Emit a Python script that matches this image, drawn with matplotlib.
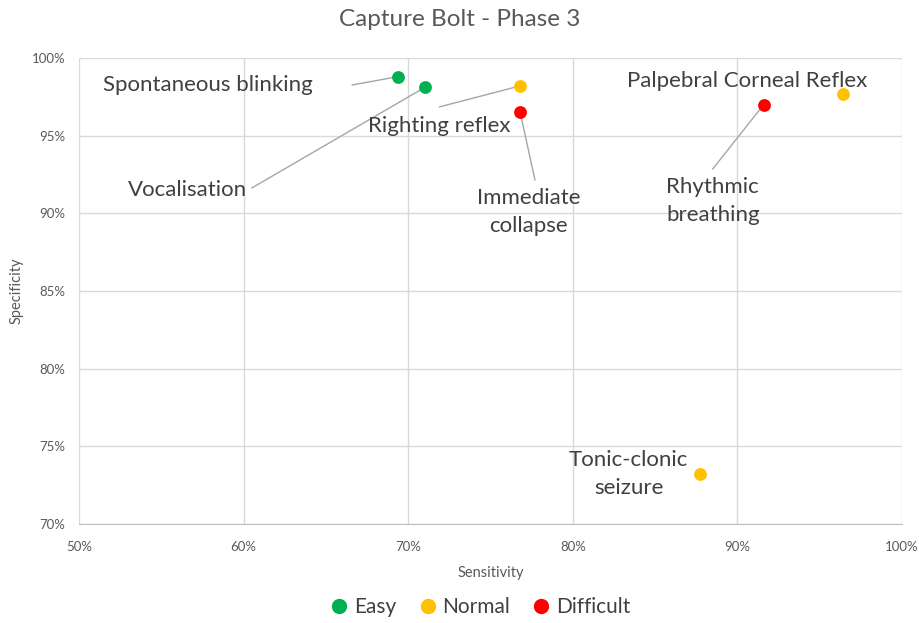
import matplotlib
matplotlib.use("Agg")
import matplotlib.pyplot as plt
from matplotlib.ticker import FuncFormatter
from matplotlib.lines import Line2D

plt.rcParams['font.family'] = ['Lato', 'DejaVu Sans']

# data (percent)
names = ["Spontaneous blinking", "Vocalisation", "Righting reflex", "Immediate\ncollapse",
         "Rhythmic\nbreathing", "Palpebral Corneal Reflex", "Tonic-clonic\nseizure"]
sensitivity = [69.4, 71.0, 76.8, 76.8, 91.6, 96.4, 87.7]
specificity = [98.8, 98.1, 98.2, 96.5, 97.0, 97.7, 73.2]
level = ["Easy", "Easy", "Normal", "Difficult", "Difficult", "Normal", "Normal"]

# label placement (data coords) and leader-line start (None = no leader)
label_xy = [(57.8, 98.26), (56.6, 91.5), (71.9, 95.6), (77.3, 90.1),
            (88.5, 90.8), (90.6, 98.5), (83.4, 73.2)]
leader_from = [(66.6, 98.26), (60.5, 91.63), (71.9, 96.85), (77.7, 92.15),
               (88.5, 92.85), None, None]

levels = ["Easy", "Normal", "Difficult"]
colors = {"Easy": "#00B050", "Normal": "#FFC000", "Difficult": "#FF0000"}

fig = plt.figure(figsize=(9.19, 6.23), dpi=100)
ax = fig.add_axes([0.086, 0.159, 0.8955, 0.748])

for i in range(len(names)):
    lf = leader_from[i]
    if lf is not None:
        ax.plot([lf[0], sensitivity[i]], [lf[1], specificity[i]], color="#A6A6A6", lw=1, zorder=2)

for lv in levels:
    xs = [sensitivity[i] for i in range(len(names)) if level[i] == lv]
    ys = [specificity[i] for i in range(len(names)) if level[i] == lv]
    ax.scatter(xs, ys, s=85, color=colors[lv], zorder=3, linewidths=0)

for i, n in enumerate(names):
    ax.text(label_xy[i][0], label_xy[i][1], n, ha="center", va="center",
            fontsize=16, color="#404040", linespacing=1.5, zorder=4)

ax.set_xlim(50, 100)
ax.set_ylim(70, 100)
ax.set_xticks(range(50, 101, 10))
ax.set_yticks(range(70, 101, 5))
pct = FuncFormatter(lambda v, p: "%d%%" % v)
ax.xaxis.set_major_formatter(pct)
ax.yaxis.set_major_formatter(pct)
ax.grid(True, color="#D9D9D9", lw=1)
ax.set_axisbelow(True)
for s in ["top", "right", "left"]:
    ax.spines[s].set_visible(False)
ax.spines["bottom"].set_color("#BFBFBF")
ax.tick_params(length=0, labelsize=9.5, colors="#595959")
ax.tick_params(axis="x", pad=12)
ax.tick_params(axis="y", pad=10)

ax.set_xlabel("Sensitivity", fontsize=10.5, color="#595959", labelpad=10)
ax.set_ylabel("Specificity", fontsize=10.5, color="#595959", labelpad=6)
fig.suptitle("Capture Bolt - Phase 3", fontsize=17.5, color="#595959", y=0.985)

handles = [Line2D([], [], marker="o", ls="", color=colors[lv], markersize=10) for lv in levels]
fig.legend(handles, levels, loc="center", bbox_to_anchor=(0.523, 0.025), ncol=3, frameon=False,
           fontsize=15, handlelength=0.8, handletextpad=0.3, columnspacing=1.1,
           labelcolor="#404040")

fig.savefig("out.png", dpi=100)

Aim: Check every line for "matplotlib" and show the ones that have it.

Expected answer:
Emit a Python script that matches this image, drawn with matplotlib.
import matplotlib
matplotlib.use("Agg")
import matplotlib.pyplot as plt
from matplotlib.ticker import FuncFormatter
from matplotlib.lines import Line2D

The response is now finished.